BEGIN Material shown

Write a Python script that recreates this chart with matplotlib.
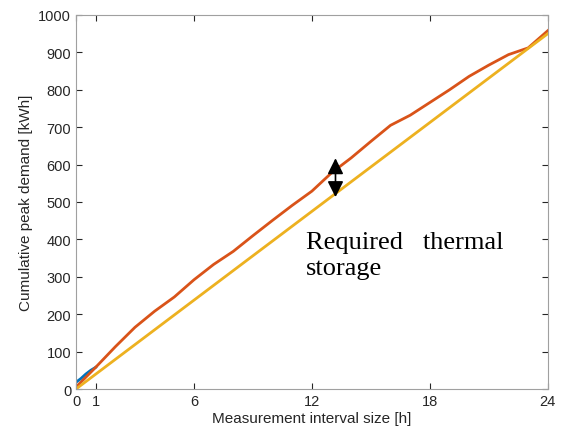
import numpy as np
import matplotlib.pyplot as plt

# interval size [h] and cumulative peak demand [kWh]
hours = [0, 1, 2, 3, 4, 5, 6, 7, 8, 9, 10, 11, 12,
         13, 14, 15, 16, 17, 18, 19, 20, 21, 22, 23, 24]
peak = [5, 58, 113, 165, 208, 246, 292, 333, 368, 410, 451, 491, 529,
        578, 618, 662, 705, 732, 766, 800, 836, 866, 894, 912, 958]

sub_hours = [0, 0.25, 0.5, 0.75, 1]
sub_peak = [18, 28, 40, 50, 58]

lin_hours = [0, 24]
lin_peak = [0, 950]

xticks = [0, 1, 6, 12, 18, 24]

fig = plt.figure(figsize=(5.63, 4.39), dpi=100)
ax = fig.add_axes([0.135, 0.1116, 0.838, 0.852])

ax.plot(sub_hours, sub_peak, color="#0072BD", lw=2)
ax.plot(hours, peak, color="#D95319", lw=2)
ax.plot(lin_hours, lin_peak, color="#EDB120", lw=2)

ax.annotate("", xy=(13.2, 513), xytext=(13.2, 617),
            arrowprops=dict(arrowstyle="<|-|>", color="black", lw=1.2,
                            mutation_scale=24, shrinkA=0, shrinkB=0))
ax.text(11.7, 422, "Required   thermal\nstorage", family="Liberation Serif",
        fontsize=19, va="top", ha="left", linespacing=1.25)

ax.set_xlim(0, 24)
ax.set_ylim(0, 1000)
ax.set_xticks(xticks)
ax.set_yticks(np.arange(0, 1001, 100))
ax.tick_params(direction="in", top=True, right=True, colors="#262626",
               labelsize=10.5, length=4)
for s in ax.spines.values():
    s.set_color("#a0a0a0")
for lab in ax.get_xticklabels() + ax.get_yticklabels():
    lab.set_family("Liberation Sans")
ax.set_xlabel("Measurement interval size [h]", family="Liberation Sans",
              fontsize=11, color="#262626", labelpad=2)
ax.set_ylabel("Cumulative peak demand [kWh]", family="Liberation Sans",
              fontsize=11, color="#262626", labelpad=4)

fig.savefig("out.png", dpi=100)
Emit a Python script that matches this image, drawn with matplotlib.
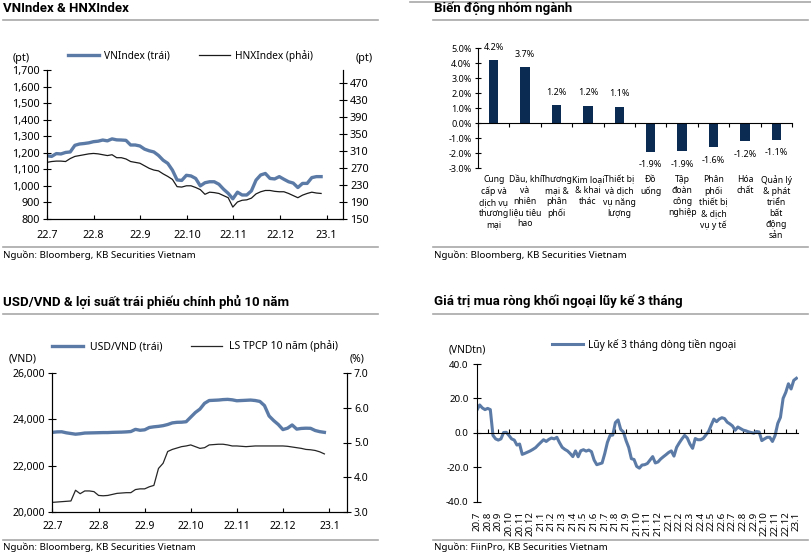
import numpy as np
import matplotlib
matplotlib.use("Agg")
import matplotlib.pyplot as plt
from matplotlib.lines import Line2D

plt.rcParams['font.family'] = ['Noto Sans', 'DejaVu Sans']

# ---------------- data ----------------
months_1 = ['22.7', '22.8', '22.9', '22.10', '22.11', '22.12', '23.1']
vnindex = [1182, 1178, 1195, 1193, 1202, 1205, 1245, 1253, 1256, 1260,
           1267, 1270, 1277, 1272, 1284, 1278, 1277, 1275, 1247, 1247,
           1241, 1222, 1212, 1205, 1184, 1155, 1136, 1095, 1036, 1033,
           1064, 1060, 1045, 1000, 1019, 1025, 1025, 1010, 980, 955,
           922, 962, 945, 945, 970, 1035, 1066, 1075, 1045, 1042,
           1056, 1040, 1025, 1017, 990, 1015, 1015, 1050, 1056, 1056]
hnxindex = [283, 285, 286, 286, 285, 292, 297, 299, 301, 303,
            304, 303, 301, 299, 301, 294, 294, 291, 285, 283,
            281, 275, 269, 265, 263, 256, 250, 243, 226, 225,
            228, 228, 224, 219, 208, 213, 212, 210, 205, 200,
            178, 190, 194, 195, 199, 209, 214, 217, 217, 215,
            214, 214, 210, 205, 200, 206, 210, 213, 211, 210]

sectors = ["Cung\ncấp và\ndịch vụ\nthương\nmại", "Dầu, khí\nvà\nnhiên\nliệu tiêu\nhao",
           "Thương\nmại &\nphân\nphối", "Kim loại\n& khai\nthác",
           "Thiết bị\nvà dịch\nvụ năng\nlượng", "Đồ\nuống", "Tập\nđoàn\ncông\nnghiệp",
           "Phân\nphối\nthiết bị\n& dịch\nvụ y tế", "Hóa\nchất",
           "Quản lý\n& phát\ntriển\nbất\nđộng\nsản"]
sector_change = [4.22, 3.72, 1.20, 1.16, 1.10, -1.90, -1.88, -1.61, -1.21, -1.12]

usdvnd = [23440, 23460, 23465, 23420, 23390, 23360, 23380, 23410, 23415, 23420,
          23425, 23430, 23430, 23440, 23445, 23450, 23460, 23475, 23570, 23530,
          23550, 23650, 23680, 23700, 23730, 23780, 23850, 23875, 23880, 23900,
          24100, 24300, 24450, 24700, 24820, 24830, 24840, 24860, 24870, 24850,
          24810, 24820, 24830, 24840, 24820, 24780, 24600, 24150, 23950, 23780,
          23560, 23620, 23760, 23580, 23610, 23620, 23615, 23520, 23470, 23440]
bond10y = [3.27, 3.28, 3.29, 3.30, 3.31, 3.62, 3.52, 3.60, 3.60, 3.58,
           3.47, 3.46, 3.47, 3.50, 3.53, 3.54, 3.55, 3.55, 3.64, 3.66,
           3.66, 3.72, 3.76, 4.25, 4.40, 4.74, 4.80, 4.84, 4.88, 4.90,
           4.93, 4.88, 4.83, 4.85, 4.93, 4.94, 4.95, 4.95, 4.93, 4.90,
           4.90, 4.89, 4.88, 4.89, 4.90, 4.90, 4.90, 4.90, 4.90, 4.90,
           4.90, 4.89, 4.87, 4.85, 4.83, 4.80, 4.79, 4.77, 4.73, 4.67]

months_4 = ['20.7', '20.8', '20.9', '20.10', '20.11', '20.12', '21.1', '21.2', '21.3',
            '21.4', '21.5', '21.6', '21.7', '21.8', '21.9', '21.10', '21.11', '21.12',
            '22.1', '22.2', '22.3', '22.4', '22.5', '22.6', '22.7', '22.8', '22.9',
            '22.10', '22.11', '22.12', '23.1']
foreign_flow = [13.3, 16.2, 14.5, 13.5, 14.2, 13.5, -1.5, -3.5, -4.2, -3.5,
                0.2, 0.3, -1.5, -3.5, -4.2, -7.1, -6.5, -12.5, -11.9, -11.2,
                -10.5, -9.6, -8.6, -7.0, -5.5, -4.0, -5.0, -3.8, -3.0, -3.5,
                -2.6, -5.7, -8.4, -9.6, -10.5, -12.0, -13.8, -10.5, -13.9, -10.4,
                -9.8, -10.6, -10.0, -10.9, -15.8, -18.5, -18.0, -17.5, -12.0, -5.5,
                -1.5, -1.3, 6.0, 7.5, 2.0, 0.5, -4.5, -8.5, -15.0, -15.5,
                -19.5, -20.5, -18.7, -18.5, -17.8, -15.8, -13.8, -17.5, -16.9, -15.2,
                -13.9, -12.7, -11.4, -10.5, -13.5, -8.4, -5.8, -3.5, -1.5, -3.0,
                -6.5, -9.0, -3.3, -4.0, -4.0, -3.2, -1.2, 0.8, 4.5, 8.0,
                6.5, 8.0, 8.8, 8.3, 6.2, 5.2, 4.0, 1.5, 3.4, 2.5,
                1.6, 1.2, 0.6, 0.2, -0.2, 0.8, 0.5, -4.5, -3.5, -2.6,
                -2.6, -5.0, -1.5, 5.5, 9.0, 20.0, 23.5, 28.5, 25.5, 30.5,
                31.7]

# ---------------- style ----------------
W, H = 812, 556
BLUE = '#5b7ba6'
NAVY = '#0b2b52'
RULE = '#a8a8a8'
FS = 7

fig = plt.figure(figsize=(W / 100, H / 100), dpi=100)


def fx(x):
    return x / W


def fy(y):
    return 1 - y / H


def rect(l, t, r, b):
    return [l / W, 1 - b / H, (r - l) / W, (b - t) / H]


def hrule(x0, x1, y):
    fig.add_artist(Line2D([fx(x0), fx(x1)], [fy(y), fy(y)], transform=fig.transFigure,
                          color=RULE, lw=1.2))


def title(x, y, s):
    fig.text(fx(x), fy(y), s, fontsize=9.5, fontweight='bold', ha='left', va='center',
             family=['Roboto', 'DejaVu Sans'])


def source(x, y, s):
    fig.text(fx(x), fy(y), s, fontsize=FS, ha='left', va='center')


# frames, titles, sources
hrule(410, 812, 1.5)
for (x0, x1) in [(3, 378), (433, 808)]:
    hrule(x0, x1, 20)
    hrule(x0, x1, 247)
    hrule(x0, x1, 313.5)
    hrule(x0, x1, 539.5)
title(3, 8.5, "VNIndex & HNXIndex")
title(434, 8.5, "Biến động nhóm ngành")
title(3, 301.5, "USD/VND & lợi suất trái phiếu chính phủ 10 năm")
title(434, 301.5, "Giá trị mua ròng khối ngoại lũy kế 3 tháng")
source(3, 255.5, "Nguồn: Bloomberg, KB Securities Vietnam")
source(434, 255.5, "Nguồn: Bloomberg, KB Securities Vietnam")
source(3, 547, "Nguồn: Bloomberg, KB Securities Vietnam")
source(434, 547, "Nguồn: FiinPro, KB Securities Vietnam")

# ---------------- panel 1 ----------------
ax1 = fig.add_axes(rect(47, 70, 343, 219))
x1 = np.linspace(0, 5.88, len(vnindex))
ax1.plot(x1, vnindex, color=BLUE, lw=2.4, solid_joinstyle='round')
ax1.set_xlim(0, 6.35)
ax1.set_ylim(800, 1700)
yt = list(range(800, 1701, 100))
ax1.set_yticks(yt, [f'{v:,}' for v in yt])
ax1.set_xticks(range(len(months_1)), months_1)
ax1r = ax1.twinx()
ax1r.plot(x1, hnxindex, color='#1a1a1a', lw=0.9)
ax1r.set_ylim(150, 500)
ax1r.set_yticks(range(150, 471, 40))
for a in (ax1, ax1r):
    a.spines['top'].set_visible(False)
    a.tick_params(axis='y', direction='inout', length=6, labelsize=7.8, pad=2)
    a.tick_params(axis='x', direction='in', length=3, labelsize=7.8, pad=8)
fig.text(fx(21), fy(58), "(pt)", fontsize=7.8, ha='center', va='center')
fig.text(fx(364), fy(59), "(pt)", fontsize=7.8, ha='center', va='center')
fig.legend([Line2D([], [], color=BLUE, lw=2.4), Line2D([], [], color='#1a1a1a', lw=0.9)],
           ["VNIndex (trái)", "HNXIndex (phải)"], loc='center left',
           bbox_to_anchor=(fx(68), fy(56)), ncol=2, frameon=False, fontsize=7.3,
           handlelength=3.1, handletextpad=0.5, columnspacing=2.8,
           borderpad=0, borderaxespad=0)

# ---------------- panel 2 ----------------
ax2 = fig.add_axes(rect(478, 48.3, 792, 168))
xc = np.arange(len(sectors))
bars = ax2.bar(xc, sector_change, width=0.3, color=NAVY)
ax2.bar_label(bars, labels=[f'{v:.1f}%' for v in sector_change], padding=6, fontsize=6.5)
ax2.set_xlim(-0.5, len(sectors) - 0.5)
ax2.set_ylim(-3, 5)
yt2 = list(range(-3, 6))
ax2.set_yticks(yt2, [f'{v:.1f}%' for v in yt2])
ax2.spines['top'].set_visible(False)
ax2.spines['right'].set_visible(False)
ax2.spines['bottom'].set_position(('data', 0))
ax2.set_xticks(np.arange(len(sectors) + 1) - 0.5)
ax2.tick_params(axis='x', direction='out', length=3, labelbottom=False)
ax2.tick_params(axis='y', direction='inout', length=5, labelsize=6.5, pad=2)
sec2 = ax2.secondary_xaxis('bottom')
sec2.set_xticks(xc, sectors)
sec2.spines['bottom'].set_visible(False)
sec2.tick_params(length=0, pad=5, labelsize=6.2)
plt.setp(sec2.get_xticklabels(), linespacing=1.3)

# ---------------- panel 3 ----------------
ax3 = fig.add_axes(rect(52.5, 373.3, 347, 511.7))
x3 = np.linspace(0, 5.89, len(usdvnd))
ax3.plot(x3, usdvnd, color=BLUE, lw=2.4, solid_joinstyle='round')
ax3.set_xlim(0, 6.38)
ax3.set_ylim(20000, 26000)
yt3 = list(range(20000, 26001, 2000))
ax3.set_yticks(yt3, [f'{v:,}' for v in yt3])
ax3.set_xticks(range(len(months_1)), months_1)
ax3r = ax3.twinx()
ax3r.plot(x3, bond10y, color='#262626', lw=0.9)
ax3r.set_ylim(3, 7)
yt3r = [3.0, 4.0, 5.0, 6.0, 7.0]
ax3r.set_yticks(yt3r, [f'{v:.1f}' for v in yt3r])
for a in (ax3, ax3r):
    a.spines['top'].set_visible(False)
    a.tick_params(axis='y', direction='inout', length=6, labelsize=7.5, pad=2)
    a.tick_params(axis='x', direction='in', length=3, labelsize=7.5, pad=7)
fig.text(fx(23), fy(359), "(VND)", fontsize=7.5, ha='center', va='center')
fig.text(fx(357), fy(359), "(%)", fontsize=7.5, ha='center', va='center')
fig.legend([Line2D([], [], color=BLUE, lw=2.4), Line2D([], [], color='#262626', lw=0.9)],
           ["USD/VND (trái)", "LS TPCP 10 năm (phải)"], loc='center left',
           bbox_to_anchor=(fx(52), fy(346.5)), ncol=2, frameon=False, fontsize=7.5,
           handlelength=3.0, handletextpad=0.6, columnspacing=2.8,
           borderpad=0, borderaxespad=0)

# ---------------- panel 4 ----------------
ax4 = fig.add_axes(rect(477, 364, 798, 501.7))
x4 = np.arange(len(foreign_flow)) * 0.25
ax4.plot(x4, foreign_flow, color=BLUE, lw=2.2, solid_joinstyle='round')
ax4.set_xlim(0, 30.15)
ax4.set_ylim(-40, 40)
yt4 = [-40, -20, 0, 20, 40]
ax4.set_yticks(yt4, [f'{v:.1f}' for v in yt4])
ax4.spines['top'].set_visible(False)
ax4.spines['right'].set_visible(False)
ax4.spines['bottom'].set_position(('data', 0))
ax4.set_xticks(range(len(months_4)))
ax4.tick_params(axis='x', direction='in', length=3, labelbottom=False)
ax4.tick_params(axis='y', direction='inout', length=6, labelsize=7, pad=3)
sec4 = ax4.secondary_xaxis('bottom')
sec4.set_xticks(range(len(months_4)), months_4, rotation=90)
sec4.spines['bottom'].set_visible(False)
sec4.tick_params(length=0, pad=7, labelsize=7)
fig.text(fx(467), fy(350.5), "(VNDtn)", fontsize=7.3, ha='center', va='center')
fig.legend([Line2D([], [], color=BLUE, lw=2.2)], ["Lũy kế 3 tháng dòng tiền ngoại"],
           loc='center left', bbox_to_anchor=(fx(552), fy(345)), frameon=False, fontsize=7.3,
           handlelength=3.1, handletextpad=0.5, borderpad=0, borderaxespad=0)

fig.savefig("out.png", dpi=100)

END Material shown

Instructions for the task:
Pull out all lines from the entries above in which the word "this" appears.

Result below:
Write a Python script that recreates this chart with matplotlib.
Emit a Python script that matches this image, drawn with matplotlib.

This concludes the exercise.